REQUIREMENTS: Copy every line of the records below where the word "figure" occurs.

GIVEN DATA:
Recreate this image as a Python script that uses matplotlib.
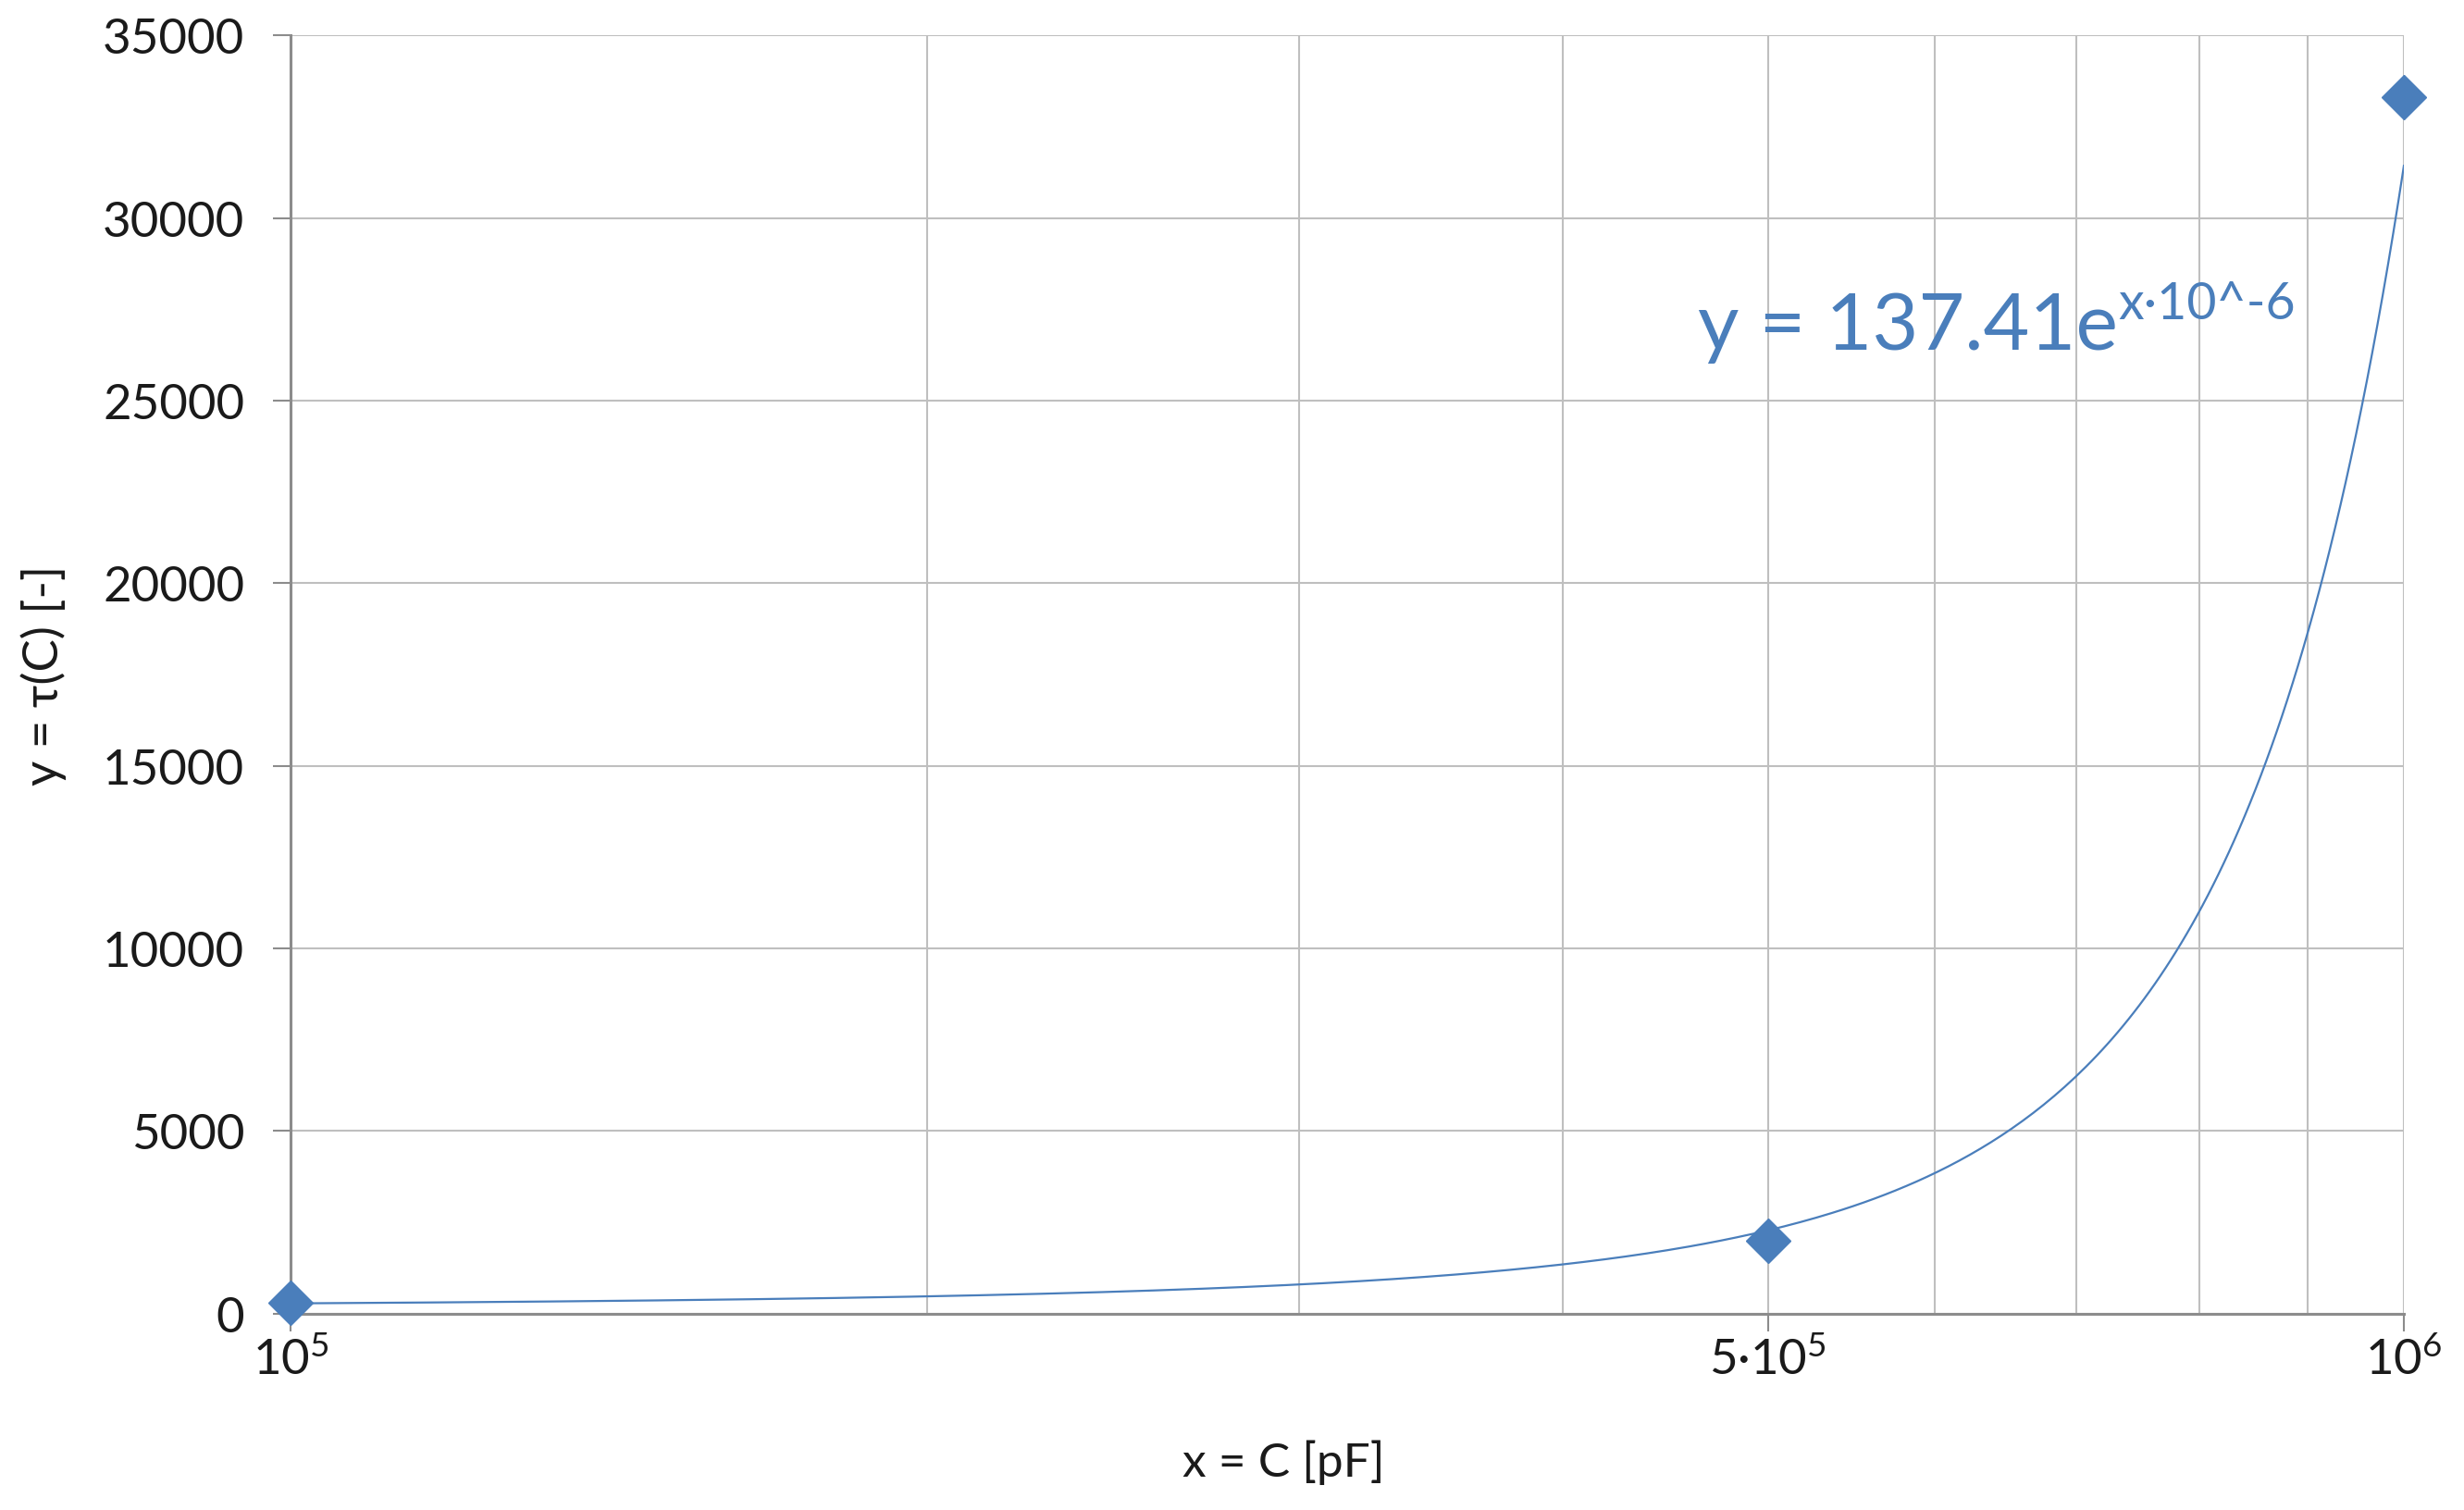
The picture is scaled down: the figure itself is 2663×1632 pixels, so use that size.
import numpy as np
import matplotlib
matplotlib.use("Agg")
import matplotlib.pyplot as plt
from matplotlib.ticker import FixedLocator, NullFormatter

# Messpunkte
kapazitaet = [1e5, 5e5, 1e6]        # x = C [pF]
tau = [300, 2000, 33300]            # y = tau(C)
y_ticks = [0, 5000, 10000, 15000, 20000, 25000, 30000, 35000]
x_major = [1e5, 5e5, 1e6]
x_major_labels = [r"$\mathregular{10^5}$", r"$\mathregular{5·10^5}$", r"$\mathregular{10^6}$"]
x_minor = [2e5, 3e5, 4e5, 6e5, 7e5, 8e5, 9e5]
gleichung = "y = 137.41e"
exponent = "x·10^-6"

blau = "#4A7EBB"

plt.rcParams["font.family"] = ["Lato", "DejaVu Sans"]
plt.rcParams["mathtext.fontset"] = "custom"
plt.rcParams["mathtext.rm"] = "Lato"

fig = plt.figure(figsize=(26.63, 16.33), dpi=100)
ax = fig.add_axes([0.118, 0.130, 0.8576, 0.846])

# exponentieller Trend (Fit auf ln y)
b, a = np.polyfit(kapazitaet, np.log(tau), 1)
xs = np.logspace(5, 6, 400)
ax.plot(xs, np.exp(a + b * xs), color=blau, lw=1.6, zorder=3)
ax.plot(kapazitaet, tau, linestyle="none", marker="D", ms=24, color=blau,
        zorder=4, clip_on=False)

ax.set_xscale("log")
ax.set_xlim(1e5, 1e6)
ax.set_ylim(0, 35000)
ax.xaxis.set_major_locator(FixedLocator(x_major))
ax.xaxis.set_minor_locator(FixedLocator(x_minor))
ax.set_xticklabels(x_major_labels)
ax.xaxis.set_minor_formatter(NullFormatter())
ax.set_yticks(y_ticks)
ax.set_yticklabels([str(v) for v in y_ticks])

ax.grid(True, which="both", color="#BFBFBF", lw=1.5)
ax.set_axisbelow(True)
for s in ["top", "right"]:
    ax.spines[s].set_visible(False)
for s in ["left", "bottom"]:
    ax.spines[s].set_color("#8C8C8C")
    ax.spines[s].set_linewidth(2.2)

ax.tick_params(axis="y", which="major", length=14, width=1.5, color="#8C8C8C",
               labelsize=38, pad=22, labelcolor="#1A1A1A")
ax.tick_params(axis="x", which="major", length=14, width=1.5, color="#8C8C8C",
               labelsize=38, pad=4, labelcolor="#1A1A1A")
ax.tick_params(axis="x", which="minor", length=0)

ax.set_xlabel("x = C [pF]", fontsize=37, color="#1A1A1A")
ax.set_ylabel("y = τ(C) [-]", fontsize=38, color="#1A1A1A")
ax.xaxis.set_label_coords(0.47, -0.098)
ax.yaxis.set_label_coords(-0.106, 0.5)

t = ax.text(0.666, 0.755, gleichung, transform=ax.transAxes, fontsize=62,
            color=blau, ha="left", va="baseline")
ax.annotate(exponent, xy=(1.0, 0.48), xycoords=t, fontsize=40, color=blau,
            ha="left", va="bottom")

fig.savefig("out.png", dpi=100)
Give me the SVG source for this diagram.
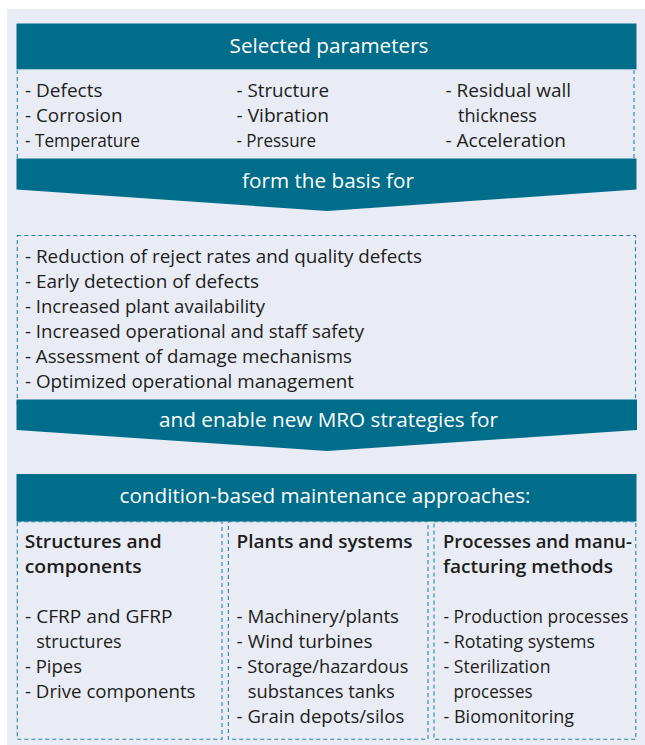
<svg xmlns="http://www.w3.org/2000/svg" width="645" height="745" viewBox="0 0 645 745">
<style>
.band{fill:#006d8b}
.dash{fill:none;stroke:#2b83a1;stroke-width:1.1;stroke-dasharray:4 3}
.bt{font-family:"Open Sans","Liberation Sans",sans-serif;font-size:20.7px;fill:#ffffff;text-anchor:middle}
.tx{font-family:"Open Sans","Liberation Sans",sans-serif;font-size:18.3px;fill:#1d1d1b}
.hd{font-family:"Open Sans","Liberation Sans",sans-serif;font-size:18.6px;font-weight:600;fill:#1d1d1b}
</style>
<rect x="7" y="9" width="638" height="736" fill="#e9ecf4"/>
<g id="connectors">
<path class="dash" d="M17.3,70 V158 M634,70 V158"/>
<rect class="dash" x="17.3" y="235.5" width="618.2" height="170"/>
</g>
<g id="parameters">
<rect class="band" x="16.5" y="23.5" width="620" height="46"/>
<line x1="17" y1="70" x2="636" y2="70" stroke="#d3e3ea" stroke-width="1"/>
<text class="bt" x="329" y="53">Selected parameters</text>
<text class="tx" x="25" y="96.5" textLength="77.5" lengthAdjust="spacingAndGlyphs">- Defects</text>
<text class="tx" x="25" y="121.5" textLength="97.5" lengthAdjust="spacingAndGlyphs">- Corrosion</text>
<text class="tx" x="25" y="146.5" textLength="115" lengthAdjust="spacingAndGlyphs">- Temperature</text>
<text class="tx" x="236.5" y="96.5" textLength="92.5" lengthAdjust="spacingAndGlyphs">- Structure</text>
<text class="tx" x="236.5" y="121.5" textLength="92.5" lengthAdjust="spacingAndGlyphs">- Vibration</text>
<text class="tx" x="236.5" y="146.5" textLength="79.5" lengthAdjust="spacingAndGlyphs">- Pressure</text>
<text class="tx" x="445.5" y="96.5" textLength="125.5" lengthAdjust="spacingAndGlyphs">- Residual wall</text>
<text class="tx" x="458" y="121.5" textLength="79" lengthAdjust="spacingAndGlyphs">thickness</text>
<text class="tx" x="445.5" y="146.5" textLength="120.5" lengthAdjust="spacingAndGlyphs">- Acceleration</text>
</g>
<g id="basis">
<polygon class="band" points="16.5,158.5 636.5,158.5 636.5,189.5 327,211 16.5,189.5"/>
<text class="bt" x="328" y="187.5">form the basis for</text>
</g>
<g id="benefits">
<text class="tx" x="25" y="263.3" textLength="397" lengthAdjust="spacingAndGlyphs">- Reduction of reject rates and quality defects</text>
<text class="tx" x="25" y="288.3" textLength="234" lengthAdjust="spacingAndGlyphs">- Early detection of defects</text>
<text class="tx" x="25" y="313.3" textLength="240" lengthAdjust="spacingAndGlyphs">- Increased plant availability</text>
<text class="tx" x="25" y="338.3" textLength="339" lengthAdjust="spacingAndGlyphs">- Increased operational and staff safety</text>
<text class="tx" x="25" y="363.3" textLength="327" lengthAdjust="spacingAndGlyphs">- Assessment of damage mechanisms</text>
<text class="tx" x="25" y="388.3" textLength="329" lengthAdjust="spacingAndGlyphs">- Optimized operational management</text>
</g>
<g id="mro">
<polygon class="band" points="16.5,399.5 637,399.5 637,430 327,451 16.5,430"/>
<text class="bt" x="328.5" y="427.3">and enable new MRO strategies for</text>
</g>
<g id="approaches">
<rect class="band" x="16.5" y="474" width="620" height="47.5"/>
<text class="bt" x="325" y="502.5">condition-based maintenance approaches:</text>
</g>
<g id="structures">
<rect class="dash" x="17.3" y="521.7" width="204.7" height="217.6"/>
<text class="hd" x="24.7" y="548.3" textLength="137" lengthAdjust="spacingAndGlyphs">Structures and</text>
<text class="hd" x="24.7" y="573.3" textLength="117" lengthAdjust="spacingAndGlyphs">components</text>
<text class="tx" x="25" y="623.3" textLength="147.5" lengthAdjust="spacingAndGlyphs">- CFRP and GFRP</text>
<text class="tx" x="36.2" y="648.3" textLength="85.5" lengthAdjust="spacingAndGlyphs">structures</text>
<text class="tx" x="25" y="673.3" textLength="57" lengthAdjust="spacingAndGlyphs">- Pipes</text>
<text class="tx" x="25" y="698.3" textLength="170.5" lengthAdjust="spacingAndGlyphs">- Drive components</text>
</g>
<g id="plants">
<rect class="dash" x="228.4" y="521.7" width="199.6" height="217.6"/>
<text class="hd" x="236.6" y="548.3" textLength="176" lengthAdjust="spacingAndGlyphs">Plants and systems</text>
<text class="tx" x="236.6" y="623.3" textLength="162.4" lengthAdjust="spacingAndGlyphs">- Machinery/plants</text>
<text class="tx" x="236.6" y="648.3" textLength="136" lengthAdjust="spacingAndGlyphs">- Wind turbines</text>
<text class="tx" x="236.6" y="673.3" textLength="171.8" lengthAdjust="spacingAndGlyphs">- Storage/hazardous</text>
<text class="tx" x="247.7" y="698.3" textLength="147" lengthAdjust="spacingAndGlyphs">substances tanks</text>
<text class="tx" x="236.6" y="723.3" textLength="167.7" lengthAdjust="spacingAndGlyphs">- Grain depots/silos</text>
</g>
<g id="processes">
<rect class="dash" x="434" y="521.7" width="201.8" height="217.6"/>
<text class="hd" x="443" y="548.3" textLength="189" lengthAdjust="spacingAndGlyphs">Processes and manu-</text>
<text class="hd" x="443" y="573.3" textLength="170" lengthAdjust="spacingAndGlyphs">facturing methods</text>
<text class="tx" x="443.5" y="623.3" textLength="185" lengthAdjust="spacingAndGlyphs">- Production processes</text>
<text class="tx" x="443.5" y="648.3" textLength="151.5" lengthAdjust="spacingAndGlyphs">- Rotating systems</text>
<text class="tx" x="443.5" y="673.3" textLength="107" lengthAdjust="spacingAndGlyphs">- Sterilization</text>
<text class="tx" x="453.5" y="698.3" textLength="79" lengthAdjust="spacingAndGlyphs">processes</text>
<text class="tx" x="443.5" y="723.3" textLength="130.5" lengthAdjust="spacingAndGlyphs">- Biomonitoring</text>
</g>
</svg>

WORKED SOLUTION:
The picture is scaled down: the figure itself is 2663×1632 pixels, so use that size.
fig = plt.figure(figsize=(26.63, 16.33), dpi=100)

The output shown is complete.